The Case of the Missing Chacmools: Soon after New Age icon and bestselling author Carlos Castaneda died in 1998, a group of his most loyal followers vanished, and many believed they’d made a suicide pact. Geoffrey Gray investigates the writer’s bizarre cult and finds himself entangled in a web of murky financial dealings, sex, possible foul play—and one death-defying supernatural being. (Geoffrey Gray, June 20, 2024, Alta)
Spirituality was Dee Ann’s escape hatch. She started reading New Age books, hanging out in sweat lodges, spending time with the local hippie set. It was the late 1970s, and, eventually, the inevitable next step was to head west, to move to California and find her guru.“That was her mission,” Chris says. “To find a man who would take her to the next spiritual level.”
Chris remembers the scene in 1985 or 1986 when Dee Ann moved away. She packed a bag and jumped into a convertible with some new friends. Dee Ann left her two young children with Chris, and the kids screamed and cried and hollered as their mom sped off and abandoned them.
“She was laughing her ass off,” Chris says. “She was free. She was free from the chains.”

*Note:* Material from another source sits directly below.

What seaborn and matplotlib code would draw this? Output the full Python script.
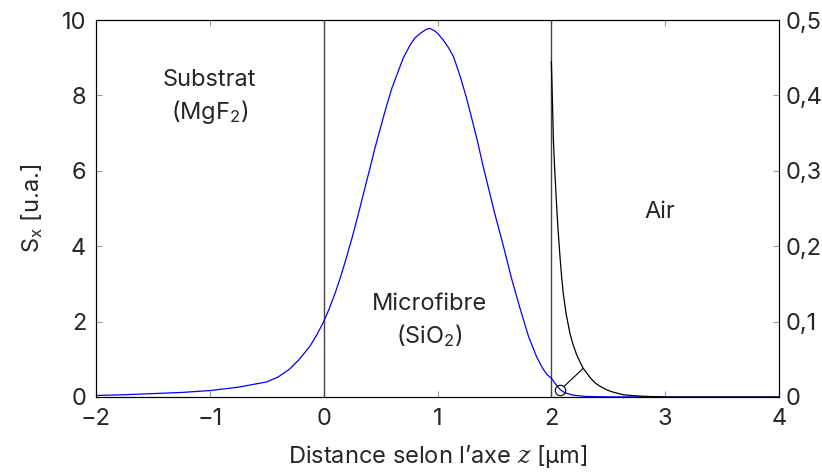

Dee Ann had wanted her sister to come with her. Together, they could escape, she promised. But Chris didn’t go along, and that was one of the last times she ever saw her sister. After moving to Los Angeles, Dee Ann found her guru: the famous writer Carlos Castaneda.
She joined his cult and became a witch—as his female followers called themselves—or a chacmool, a word from ancient Mexico for revered statues depicting guardians of the gods. As part of her initiation, she changed her name. She became Kylie Lundahl.
Then she disappeared. Days after Castaneda died, in the spring of 1998, Dee Ann and five other chacmools mysteriously vanished. More than 25 years later, they are still missing.